The Complete Guide to Reddit Beta Recruitment
Beta testing can make or break your product launch. The difference between a successful beta and a wasted one often comes down to tester quality. While paid testing services deliver volume, they rarely deliver insight. Reddit offers an alternative: access to self-selected communities of engaged users who genuinely care about the problems you're solving.
This guide provides a comprehensive framework for recruiting high-quality beta testers from Reddit, structuring your beta program for maximum feedback, and converting testers into advocates and early customers.
Understanding Reddit's Beta Testing Potential
Reddit hosts millions of users organized into communities around specific interests. For product teams, these communities represent pre-qualified audiences—people who actively discuss the exact problems your product addresses.
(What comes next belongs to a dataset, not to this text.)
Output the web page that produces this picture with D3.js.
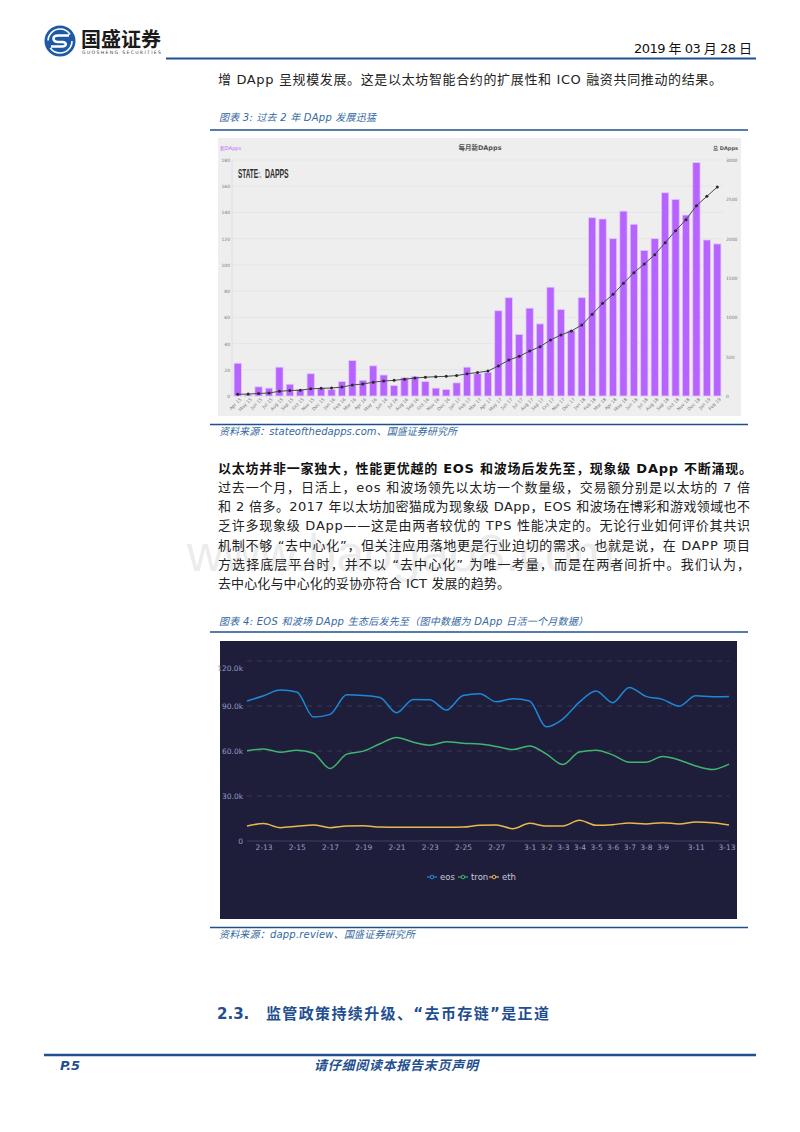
<!DOCTYPE html>
<html>
<head>
<meta charset="utf-8">
<title>国盛证券 P.5</title>
<script src="https://d3js.org/d3.v7.min.js"></script>
<style>
  html, body { margin: 0; padding: 0; background: #fff; }
  svg { display: block; }
  text { font-family: "DejaVu Sans", "Noto Sans CJK SC", sans-serif; }
</style>
</head>
<body>
<svg width="800" height="1132"></svg>
<script>
// ---- chart 3: new and total DApps per month
var months = [
  "Apr 15","May 15","Jun 15","Jul 15","Aug 15","Sep 15","Oct 15","Nov 15","Dec 15",
  "Jan 16","Feb 16","Mar 16","Apr 16","May 16","Jun 16","Jul 16","Aug 16","Sep 16","Oct 16","Nov 16","Dec 16",
  "Jan 17","Feb 17","Mar 17","Apr 17","May 17","Jun 17","Jul 17","Aug 17","Sep 17","Oct 17","Nov 17","Dec 17",
  "Jan 18","Feb 18","Mar 18","Apr 18","May 18","Jun 18","Jul 18","Aug 18","Sep 18","Oct 18","Nov 18","Dec 18",
  "Jan 19","Feb 19"];
var newDapps = [25,1,7,6,22,9,5,17,6, 5,11,27,12,23,16,8,14,15,11,6,5,
  10,22,17,18,65,75,47,67,55,83,66,50, 75,136,135,120,141,131,111,120,155,150,138,178, 119,116];
var totalDapps = [21,25,32,38,60,69,74,91,97, 102,113,140,152,175,191,199,213,228,239,245,250,
  260,282,299,317,382,457,504,571,627,712,775,826, 902,1038,1178,1292,1432,1568,1678,1797,1949,2102,2242,2420, 2538,2657];
var leftTicks = [0,20,40,60,80,100,120,140,160,180];
var rightTicks = [0,500,1000,1500,2000,2500,3000];

// ---- chart 4: daily active users, one month
var days = ["2-12","2-13","2-14","2-15","2-16","2-17","2-18","2-19","2-20","2-21","2-22","2-23","2-24","2-25","2-26",
  "2-27","2-28","3-1","3-2","3-3","3-4","3-5","3-6","3-7","3-8","3-9","3-10","3-11","3-12","3-13"];
var dayLabels = ["2-13","2-15","2-17","2-19","2-21","2-23","2-25","2-27","3-1","3-2","3-3","3-4","3-5","3-6","3-7","3-8","3-9","3-11","3-13"];
var eos = [93.3,96.8,100.6,99.3,82.6,84.4,97.5,97.0,95.7,85.5,94.4,94.2,87.3,97.0,98.2,
  92.8,94.8,93.3,76.1,81.3,92.6,100,92.2,102.4,96.4,94.4,89.9,96.8,96.2,96.4];
var tron = [60.1,61.4,59.2,60.5,58.5,48.3,57.9,59.9,64.8,69,65.9,63.9,66.1,65.2,64.6,
  63,61,63.4,58.1,51,59.4,60.5,57.4,52.5,52.5,56.3,54,50,47.6,51.2];
var eth = [10,11.6,8.9,9.8,10.7,8.9,10,10.2,9.3,9.1,9.1,9.1,9.1,9.3,10.5,
  10.7,8.2,11.8,10,10,13.8,10.5,10.9,12,11.4,12.2,11.4,12.7,12.2,10.7];
var activeTicks = [0,30,60,90,120];
var seriesNames = ["eos","tron","eth"];
var seriesColors = ["#1e88d8","#3fb56f","#e8b84c"];

// ---- page text
var bodyLines = [
  "过去一个月，日活上，eos 和波场领先以太坊一个数量级，交易额分别是以太坊的 7 倍",
  "和 2 倍多。2017 年以太坊加密猫成为现象级 DApp，EOS 和波场在博彩和游戏领域也不",
  "乏许多现象级 DApp——这是由两者较优的 TPS 性能决定的。无论行业如何评价其共识",
  "机制不够 “去中心化”，但关注应用落地更是行业迫切的需求。也就是说，在 DAPP 项目",
  "方选择底层平台时，并不以 “去中心化” 为唯一考量，而是在两者间折中。我们认为，",
  "去中心化与中心化的妥协亦符合 ICT 发展的趋势。"
];
var bodyWidths = [532, 532, 532, 532, 532, 292];

var blue = "#1f4f8f";
var svg = d3.select("svg");

function label(x, y, str, opts) {
  opts = opts || {};
  var t = svg.append("text").attr("x", x).attr("y", y).text(str)
    .attr("font-size", opts.size || 13)
    .attr("fill", opts.fill || "#222");
  if (opts.anchor) t.attr("text-anchor", opts.anchor);
  if (opts.weight) t.attr("font-weight", opts.weight);
  if (opts.italic) t.attr("font-style", "italic");
  if (opts.width) t.attr("textLength", opts.width).attr("lengthAdjust", opts.adjust || "spacing");
  if (opts.family) t.style("font-family", opts.family);
  return t;
}
function rule(x1, x2, y, w, color) {
  svg.append("line").attr("x1", x1).attr("x2", x2).attr("y1", y).attr("y2", y)
    .attr("stroke", color || blue).attr("stroke-width", w);
}

// watermark sits under everything
label(187, 571, "www.baogao8.com", { size: 52, fill: "#ececec", width: 428, adjust: "spacingAndGlyphs", family: "'Liberation Sans'" });

// header
var logo = svg.append("g").attr("transform", "translate(60,41)");
logo.append("circle").attr("r", 15.5).attr("fill", "#1c5aa6");
logo.append("circle").attr("r", 12).attr("fill", "none").attr("stroke", "#fff").attr("stroke-width", 1.6)
  .attr("stroke-dasharray", "30,8");
logo.append("path").attr("d", "M9,-5.5 H-2 C-8,-5.5 -8,1 -2,1 H2.5 C7,1 7,5.5 2,5.5 H-9")
  .attr("fill", "none").attr("stroke", "#fff").attr("stroke-width", 2.6);
label(81, 47, "国盛证券", { size: 20, weight: 700, fill: "#1b1b1b", width: 80 });
label(82, 54, "GUOSHENG SECURITIES", { size: 4.6, fill: "#444", width: 79 });
rule(166, 756, 58.5, 2);
label(634, 53, "2019 年 03 月 28 日", { size: 13, fill: "#111", width: 118 });

label(218, 84, "增 DApp 呈规模发展。这是以太坊智能合约的扩展性和 ICO 融资共同推动的结果。", { size: 13, width: 504 });

// caption of chart 3
label(219, 121, "图表 3:  过去 2 年 DApp 发展迅猛", { size: 10, fill: "#34689f", italic: true, width: 157 });
rule(210, 748, 130, 1.4);

// chart 3 panel
svg.append("rect").attr("x", 218).attr("y", 138).attr("width", 523).attr("height", 278).attr("fill", "#eeeeee");

var x3 = d3.scaleBand().domain(months).range([232.5, 722.5]).paddingInner(0.3).paddingOuter(0.15);
var yLeft = d3.scaleLinear().domain([0, 180]).range([396, 160]);
var yRight = d3.scaleLinear().domain([0, 3000]).range([396, 160]);

svg.append("g").selectAll("line").data(leftTicks).enter().append("line")
  .attr("x1", 232).attr("x2", 723)
  .attr("y1", function (d) { return yLeft(d); }).attr("y2", function (d) { return yLeft(d); })
  .attr("stroke", "#e3e3e3").attr("stroke-width", 0.8);
svg.append("line").attr("x1", 232).attr("x2", 232).attr("y1", 160).attr("y2", 396).attr("stroke", "#e0e0e0");

svg.append("g").selectAll("rect").data(newDapps).enter().append("rect")
  .attr("x", function (d, i) { return x3(months[i]); })
  .attr("y", function (d) { return yLeft(d); })
  .attr("width", x3.bandwidth())
  .attr("height", function (d) { return yLeft(0) - yLeft(d); })
  .attr("fill", "#b763ff")
  .attr("stroke", "#e2c8fb").attr("stroke-width", 0.8);

var totalLine = d3.line()
  .x(function (d, i) { return x3(months[i]) + x3.bandwidth() / 2; })
  .y(function (d) { return yRight(d); });
svg.append("path").attr("d", totalLine(totalDapps)).attr("fill", "none").attr("stroke", "#4a4a4a").attr("stroke-width", 1);
svg.append("g").selectAll("circle").data(totalDapps).enter().append("circle")
  .attr("cx", function (d, i) { return x3(months[i]) + x3.bandwidth() / 2; })
  .attr("cy", function (d) { return yRight(d); })
  .attr("r", 1.5).attr("fill", "#2a2a2a");

function styleAxis(g, color, size) {
  g.select(".domain").remove();
  g.selectAll(".tick line").remove();
  g.selectAll("text").attr("fill", color).attr("font-size", size);
}
svg.append("g").attr("transform", "translate(232,0)")
  .call(d3.axisLeft(yLeft).tickValues(leftTicks).tickSize(0).tickPadding(2))
  .call(styleAxis, "#777", 4.5);
svg.append("g").attr("transform", "translate(724,0)")
  .call(d3.axisRight(yRight).tickValues(rightTicks).tickFormat(d3.format("d")).tickSize(0).tickPadding(2))
  .call(styleAxis, "#777", 4.5);
svg.append("g").attr("transform", "translate(0,397)")
  .call(d3.axisBottom(x3).tickSize(0).tickPadding(3))
  .call(styleAxis, "#777", 4.5)
  .selectAll("text")
  .attr("text-anchor", "end").attr("dx", "0.2em").attr("dy", "0.4em")
  .attr("transform", "rotate(-45)");

label(220, 150, "新DApps", { size: 5, fill: "#b763ff" });
label(480, 150, "每月新DApps", { size: 6.5, fill: "#555", anchor: "middle", weight: 700 });
label(738, 150, "总 DApps", { size: 5, fill: "#555", anchor: "end", weight: 700 });

// State of the DApps wordmark: tall condensed capitals squeezed with a scale
function wordmark(x, str, scaleX) {
  svg.append("text").attr("transform", "translate(" + x + ",178) scale(" + scaleX + ",1)")
    .attr("font-size", 13).attr("font-weight", 700).attr("fill", "#2e2e2e")
    .style("font-family", "'Liberation Sans Narrow','Liberation Sans'")
    .text(str);
}
wordmark(238, "STATE", 0.49);
wordmark(265, "DAPPS", 0.53);
label(257, 173.5, "OF", { size: 2.6, fill: "#666" });
label(256.5, 177.5, "THE", { size: 2.6, fill: "#666" });

rule(210, 748, 424.5, 1.4);
label(219, 435, "资料来源：stateofthedapps.com、国盛证券研究所", { size: 10, fill: "#34689f", italic: true, width: 238 });

// body paragraph
label(218, 473, "以太坊并非一家独大，性能更优越的 EOS 和波场后发先至，现象级 DApp 不断涌现。", { size: 13, weight: 700, fill: "#111", width: 534 });
svg.append("g").selectAll("text").data(bodyLines).enter().append("text")
  .attr("x", 218)
  .attr("y", function (d, i) { return 492 + i * 19.2; })
  .attr("font-size", 13).attr("fill", "#222")
  .attr("textLength", function (d, i) { return bodyWidths[i]; })
  .attr("lengthAdjust", "spacing")
  .text(function (d) { return d; });

// caption of chart 4
label(219, 625, "图表 4:  EOS 和波场 DApp 生态后发先至（图中数据为 DApp 日活一个月数据）", { size: 10, fill: "#34689f", italic: true, width: 369 });
rule(210, 748, 632, 1.4);

// chart 4 panel
svg.append("rect").attr("x", 220).attr("y", 641).attr("width", 517).attr("height", 278).attr("fill", "#1e1e3a");

var x4 = d3.scalePoint().domain(days).range([247, 729]);
var y4 = d3.scaleLinear().domain([0, 120]).range([841, 661]);

svg.append("g").selectAll("line").data(activeTicks.slice(1)).enter().append("line")
  .attr("x1", 247).attr("x2", 729)
  .attr("y1", function (d) { return y4(d); }).attr("y2", function (d) { return y4(d); })
  .attr("stroke", "#3f3f60").attr("stroke-width", 0.8).attr("stroke-dasharray", "5,5");
svg.append("line").attr("x1", 247).attr("x2", 729).attr("y1", y4(0)).attr("y2", y4(0))
  .attr("stroke", "#3f3f60").attr("stroke-width", 1);

var smooth = d3.line()
  .x(function (d, i) { return x4(days[i]); })
  .y(function (d) { return y4(d); })
  .curve(d3.curveMonotoneX);
svg.append("g").selectAll("path").data([eos, tron, eth]).enter().append("path")
  .attr("d", function (d) { return smooth(d); })
  .attr("fill", "none")
  .attr("stroke", function (d, i) { return seriesColors[i]; })
  .attr("stroke-width", 1.5);

svg.append("g").attr("transform", "translate(243,0)")
  .call(d3.axisLeft(y4).tickValues(activeTicks).tickSize(0).tickPadding(0)
    .tickFormat(function (d) { return d === 0 ? "0" : d + ".0k"; }))
  .call(styleAxis, "#9a9cc8", 7.5)
  .selectAll("text")
  .attr("dy", function (d) { return d === 120 ? "1.2em" : "0.32em"; });

var x4Axis = svg.append("g").attr("transform", "translate(0,845)")
  .call(d3.axisBottom(x4).tickValues(dayLabels).tickSize(0).tickPadding(0))
  .call(styleAxis, "#9a9cc8", 7.5);
x4Axis.selectAll("text").filter(function (d) { return d === "3-13"; }).attr("text-anchor", "end").attr("dx", "0.8em");

var legendSymbolX = [427, 458, 489];
var legend = svg.append("g").selectAll("g").data(seriesNames).enter().append("g")
  .attr("transform", function (d, i) { return "translate(" + legendSymbolX[i] + ",877)"; });
legend.append("line").attr("x1", 0).attr("x2", 10)
  .attr("stroke", function (d, i) { return seriesColors[i]; }).attr("stroke-width", 1.2);
legend.append("circle").attr("cx", 5).attr("r", 1.8).attr("fill", "#1e1e3a")
  .attr("stroke", function (d, i) { return seriesColors[i]; }).attr("stroke-width", 1);
legend.append("text").attr("x", 13).attr("y", 3).attr("font-size", 8.5).attr("fill", "#c8c8dc")
  .text(function (d) { return d; });

rule(210, 748, 927.5, 1.4);
label(219, 938, "资料来源：dapp.review、国盛证券研究所", { size: 10, fill: "#34689f", italic: true, width: 196 });

// section heading and footer
label(217, 1019, "2.3.", { size: 15, weight: 700, fill: blue });
label(266, 1019, "监管政策持续升级、“去币存链”是正道", { size: 15, weight: 700, fill: blue, width: 283 });
rule(44, 756, 1055, 2.5);
label(60, 1070, "P.5", { size: 13, weight: 700, italic: true, fill: blue });
label(314, 1070, "请仔细阅读本报告末页声明", { size: 13, weight: 700, italic: true, fill: blue, width: 164 });
</script>
</body>
</html>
Consider the differences between recruitment sources:
- Paid testing services: Users motivated by compensation, often rushing through tasks
- Email list signup forms: Varying motivation levels, often abandoned after signup
- Social media followers: Broad audience with varied relevance
- Reddit communities: Self-selected enthusiasts actively discussing relevant topics
Reddit testers outperform others because they join for genuine interest, not compensation. This intrinsic motivation translates to higher engagement, more detailed feedback, and longer testing commitment.
Identifying Target Communities
Effective recruitment begins with community mapping. Your goal is identifying subreddits where potential users already gather. This requires both obvious and non-obvious thinking:
Direct Communities
These are subreddits explicitly focused on your product category. For a task management app, this includes r/productivity, r/gtd, r/timemanagement. Users here are actively seeking solutions and discussing alternatives.
Adjacent Communities
These are communities where your target users gather for related reasons. The same task management app might find ideal testers in r/ADHD, r/smallbusiness, r/freelance, or r/gradschool—each representing different use cases and perspectives.
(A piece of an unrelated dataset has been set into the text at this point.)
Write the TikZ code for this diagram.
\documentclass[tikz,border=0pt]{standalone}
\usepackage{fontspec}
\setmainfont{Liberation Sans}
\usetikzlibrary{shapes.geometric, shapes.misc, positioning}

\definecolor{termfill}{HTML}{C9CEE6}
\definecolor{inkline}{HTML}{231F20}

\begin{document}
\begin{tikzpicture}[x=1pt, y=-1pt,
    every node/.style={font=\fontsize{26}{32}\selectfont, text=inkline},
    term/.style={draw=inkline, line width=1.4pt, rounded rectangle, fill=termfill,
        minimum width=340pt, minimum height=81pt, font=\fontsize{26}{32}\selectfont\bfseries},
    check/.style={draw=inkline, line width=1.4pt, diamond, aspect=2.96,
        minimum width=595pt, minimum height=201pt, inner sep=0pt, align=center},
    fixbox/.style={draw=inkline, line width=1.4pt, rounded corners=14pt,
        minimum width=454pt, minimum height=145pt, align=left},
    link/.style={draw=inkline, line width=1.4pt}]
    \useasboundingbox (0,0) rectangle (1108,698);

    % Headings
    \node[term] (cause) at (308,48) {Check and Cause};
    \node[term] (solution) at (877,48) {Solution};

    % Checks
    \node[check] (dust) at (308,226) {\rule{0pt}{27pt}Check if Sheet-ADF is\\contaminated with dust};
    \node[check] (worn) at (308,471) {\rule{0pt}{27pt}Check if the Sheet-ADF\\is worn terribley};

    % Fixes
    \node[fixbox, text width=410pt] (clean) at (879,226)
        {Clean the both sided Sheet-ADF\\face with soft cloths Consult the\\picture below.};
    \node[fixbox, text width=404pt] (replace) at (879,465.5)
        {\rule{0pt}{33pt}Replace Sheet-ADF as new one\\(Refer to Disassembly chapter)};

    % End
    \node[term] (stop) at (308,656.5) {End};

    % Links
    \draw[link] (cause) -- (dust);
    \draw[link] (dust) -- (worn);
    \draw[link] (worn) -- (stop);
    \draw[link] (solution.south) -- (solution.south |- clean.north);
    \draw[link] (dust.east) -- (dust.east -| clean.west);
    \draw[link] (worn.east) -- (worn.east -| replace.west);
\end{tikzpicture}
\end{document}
Problem-Focused Communities
These are communities organized around the problem you solve rather than the solution category. r/getmotivated, r/decidingtobebetter, or professional subreddits where workflow challenges get discussed.
Pro Tip: Semantic Search for Community Discovery
Traditional search finds communities by name. reddapi.dev's semantic search finds communities by conversation content. Search for the problems your product solves, and discover communities you'd never find through manual browsing.
Pre-Recruitment Preparation
Successful Reddit recruitment requires preparation. Showing up to post a beta announcement without groundwork typically fails or, worse, damages your reputation.
Community Engagement
Before recruiting, become a community member. This means:
- Spending 2-4 weeks participating in discussions (without mentioning your product)
- Providing genuine value through helpful answers and insights
- Understanding community culture, rules, and moderator expectations
- Building karma and recognition as a contributing member
This investment pays dividends. When you eventually announce your beta, you're a known community member, not a random marketer. Response rates increase dramatically.
Moderator Relationships
Many subreddits prohibit promotional posts. Rather than trying to sneak past rules, engage moderators directly:
- Message moderators explaining your product and beta goals
- Ask about appropriate ways to recruit testers
- Offer value to the community (AMAs, educational content, exclusive access)
- Respect "no" answers and seek alternative communities
Beta Program Structure
Define your beta structure before recruiting. Reddit users expect specificity. Your recruitment post should answer:
- What exactly will testers do?
- How much time commitment is expected?
- What feedback format do you need?
- What do testers receive in return?
- How long will the beta period last?